One gift that Bottoms is particularly proud of -- from 1929 graduates Philip Forbes Holton and Ruth Clark Holton -- "changed the University," he says. The Holtons, who attended DePauw but did not graduate from the University, left more than $128 million for scholarship endowment. The Holton gift, which was received in 1998, fueled alumni giving that pushed The Campaign for DePauw: Leadership for a New Century to a final total of more than $376 million -- at the time, the largest campaign total achieved by a liberal arts college in the United States.

A native of Birmingham, Alabama, Bottoms earned his bachelor's degree at Birmingham-Southern College, a bachelor of divinity degree at Emory University, and his doctorate at Vanderbilt University.

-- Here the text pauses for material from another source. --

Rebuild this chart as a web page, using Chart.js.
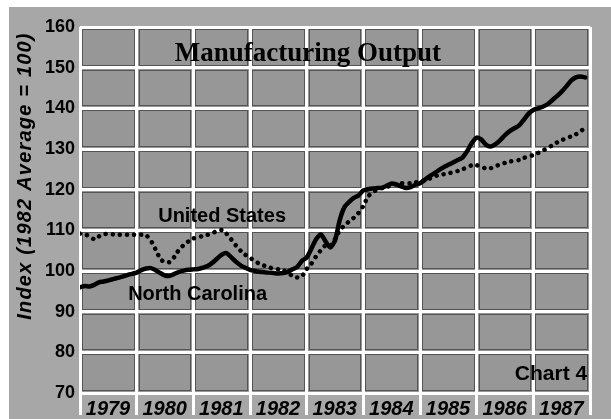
<!DOCTYPE html>
<html><head><meta charset="utf-8">
<script src="https://cdn.jsdelivr.net/npm/chart.js@4/dist/chart.umd.min.js"></script>
<style>html,body{margin:0;padding:0;background:#fff}#wrap{width:611px;height:419px}</style>
</head><body><div id="wrap"><canvas id="c" width="611" height="419"></canvas></div>
<script>
// ---- data (monthly index values, 1982 average = 100) ----
const startYear = 1979;
const yearTicks = [1979,1980,1981,1982,1983,1984,1985,1986,1987,1988];
const valueTicks = [70,80,90,100,110,120,130,140,150,160];
const chartTitle = 'Manufacturing Output';
const axisTitle = 'Index (1982 Average = 100)';
const seriesNames = ['North Carolina','United States'];
const ncValues = [
 96.0,96.3,96.2,96.6,97.2,97.4,97.7,98.0,98.3,98.6,99.0,99.3,
 99.6,100.2,100.6,100.7,100.2,99.5,98.9,98.8,99.3,99.8,100.1,100.3,
 100.4,100.5,100.8,101.2,102.0,103.0,104.0,104.4,103.4,102.3,101.4,100.8,
 100.3,100.0,99.8,99.7,99.6,99.5,99.4,99.5,99.8,100.4,101.0,102.5,
 103.3,105.5,107.8,109.0,107.3,105.8,107.5,112.5,115.7,117.0,118.0,118.6,
 119.8,120.1,120.3,120.4,120.5,121.0,121.5,121.3,120.8,120.4,120.6,121.2,
 121.6,122.4,123.3,124.0,124.8,125.5,126.1,126.7,127.3,127.9,129.5,131.5,
 132.8,132.3,131.0,130.6,131.2,132.2,133.4,134.4,135.1,135.8,137.2,138.7,
 139.6,140.0,140.4,141.0,142.0,143.0,144.1,145.4,146.8,147.6,147.8,147.6
];
const usValues = [
 109.2,109.0,108.6,107.8,108.5,109.1,109.1,109.0,108.9,108.9,108.9,108.9,
 108.9,108.9,108.8,107.5,105.3,103.0,102.1,102.2,103.5,105.3,106.4,107.3,
 108.0,108.3,108.6,108.9,109.3,109.8,110.1,109.2,107.8,106.3,105.0,104.0,
 103.3,102.4,101.8,101.3,100.9,100.6,100.4,100.2,99.6,98.8,98.4,98.7,
 100.5,101.8,103.6,105.1,106.3,106.2,107.8,110.0,111.2,112.2,113.1,114.3,
 116.0,118.3,119.4,120.0,120.4,120.7,121.0,121.4,121.6,121.6,121.6,121.8,
 122.0,122.3,122.7,123.2,123.6,123.8,124.0,124.3,124.6,125.0,125.5,126.0,
 126.0,125.6,125.2,125.3,125.8,126.2,126.6,126.9,127.1,127.3,127.8,128.2,
 128.5,129.0,129.6,130.2,130.9,131.6,132.2,132.6,133.1,133.6,134.4,135.2
];
const toPoints = vals => vals.map((v,i)=>({x: startYear + i/12, y: v}));

// ---- drawing helpers ----
const FONT = '"Liberation Sans", Arial, Helvetica, sans-serif';
const framePlugin = {
  id: 'frame',
  beforeDraw(chart){
    const {ctx, chartArea:a} = chart;
    ctx.save();
    ctx.fillStyle = '#ffffff'; ctx.fillRect(0,0,chart.width,chart.height);
    ctx.fillStyle = '#a7a7a7'; ctx.fillRect(9,7,chart.width-9,chart.height-7);
    ctx.fillStyle = '#979797'; ctx.fillRect(a.left,a.top,a.right-a.left,a.bottom-a.top);
    ctx.restore();
  },
  beforeDatasetsDraw(chart){
    const {ctx, scales:{x,y}} = chart;
    ctx.save();
    ctx.strokeStyle = 'rgba(30,30,30,0.55)'; ctx.lineWidth = 1;
    for (let i=0;i<yearTicks.length-1;i++){
      for (let j=0;j<valueTicks.length-1;j++){
        const x0 = Math.round(x.getPixelForValue(yearTicks[i]))+2;
        const x1 = Math.round(x.getPixelForValue(yearTicks[i+1]))-2;
        const y0 = Math.round(y.getPixelForValue(valueTicks[j+1]))+2;
        const y1 = Math.round(y.getPixelForValue(valueTicks[j]))-2;
        ctx.strokeRect(x0+0.5,y0+0.5,x1-x0-1,y1-y0-1);
      }
    }
    ctx.restore();
  },
  afterDatasetsDraw(chart, args, opts){
    const {ctx, scales:{x,y}} = chart;
    ctx.save();
    ctx.fillStyle = '#000';
    for (const t of opts.items){
      ctx.font = t.font;
      ctx.textAlign = t.align;
      ctx.textBaseline = 'alphabetic';
      ctx.fillText(t.text, x.getPixelForValue(t.x), y.getPixelForValue(t.y));
    }
    // rotated axis title
    const yt = opts.axisTitle;
    ctx.translate(yt.cx, yt.cy);
    ctx.rotate(-Math.PI/2);
    ctx.font = yt.font;
    if ('letterSpacing' in ctx) ctx.letterSpacing = yt.spacing;
    ctx.textAlign = 'center'; ctx.textBaseline = 'middle';
    ctx.fillText(yt.text, 0, 0);
    ctx.restore();
  }
};

new Chart(document.getElementById('c'), {
  type: 'line',
  data: {
    datasets: [
      { label: seriesNames[1], data: toPoints(usValues), borderColor: '#000', borderWidth: 4.5,
        borderDash: [0.1, 7], borderCapStyle: 'round', pointRadius: 0, tension: 0.2, fill: false },
      { label: seriesNames[0], data: toPoints(ncValues), borderColor: '#000', borderWidth: 4.5,
        borderCapStyle: 'round', borderJoinStyle: 'round', pointRadius: 0, tension: 0.25, fill: false }
    ]
  },
  options: {
    responsive: false, animation: false, devicePixelRatio: 1,
    layout: { padding: { left: 0, top: 27, right: 21, bottom: 0 } },
    plugins: {
      legend: { display: false }, tooltip: { enabled: false },
      frame: {
        items: [
          { text: chartTitle, x: 1983.02, y: 151.6, align: 'center', font: 'bold 27px "Liberation Serif", "DejaVu Serif", serif' },
          { text: seriesNames[1], x: 1980.38, y: 112.0, align: 'left', font: 'bold 20px ' + FONT },
          { text: seriesNames[0], x: 1979.85, y: 92.9, align: 'left', font: 'bold 20px ' + FONT },
          { text: 'Chart 4', x: 1987.95, y: 73.2, align: 'right', font: 'bold 21px ' + FONT }
        ],
        axisTitle: { text: axisTitle, cx: 25, cy: 176, font: 'italic bold 20px ' + FONT, spacing: '1.2px' }
      }
    },
    scales: {
      x: {
        type: 'linear', min: 1979, max: 1988,
        afterBuildTicks: s => { s.ticks = yearTicks.map(v => ({value: v})); },
        afterFit: s => { s.height = 26; },
        grid: { color: '#ffffff', lineWidth: 3, drawTicks: true, tickLength: 22, tickColor: '#ffffff', tickWidth: 3 },
        border: { display: false },
        ticks: { color: '#000', padding: -18, labelOffset: 28, maxRotation: 0, autoSkip: false,
          font: { family: FONT, size: 20, weight: 'bold', style: 'italic' },
          callback: v => v < 1988 ? String(v) : '' }
      },
      y: {
        min: 70, max: 160,
        afterBuildTicks: s => { s.ticks = valueTicks.map(v => ({value: v})); },
        afterFit: s => { s.width = 80; },
        grid: { color: '#ffffff', lineWidth: 3, drawTicks: false },
        border: { display: false },
        ticks: { color: '#000', padding: 5, font: { family: FONT, size: 18, weight: 'bold' } }
      }
    }
  },
  plugins: [framePlugin]
});
</script>
</body></html>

His career in higher education began when he was appointed chaplain and assistant to the president at Birmingham-Southern College. He later moved to the Vanderbilt Divinity School as assistant dean and assistant professor of church and ministry. In 1978, DePauw University selected Bottoms as its vice president for University Relations; he subsequently advanced to executive vice president of the University before being named president in 1986, succeeding Richard F. Rosser.

Married for almost 39 years to Gwen Vickers Bottoms, the couple have two children and two grandchildren.

"DePauw has been a primary source of meaning for my life and it will continue to be," Bottoms said.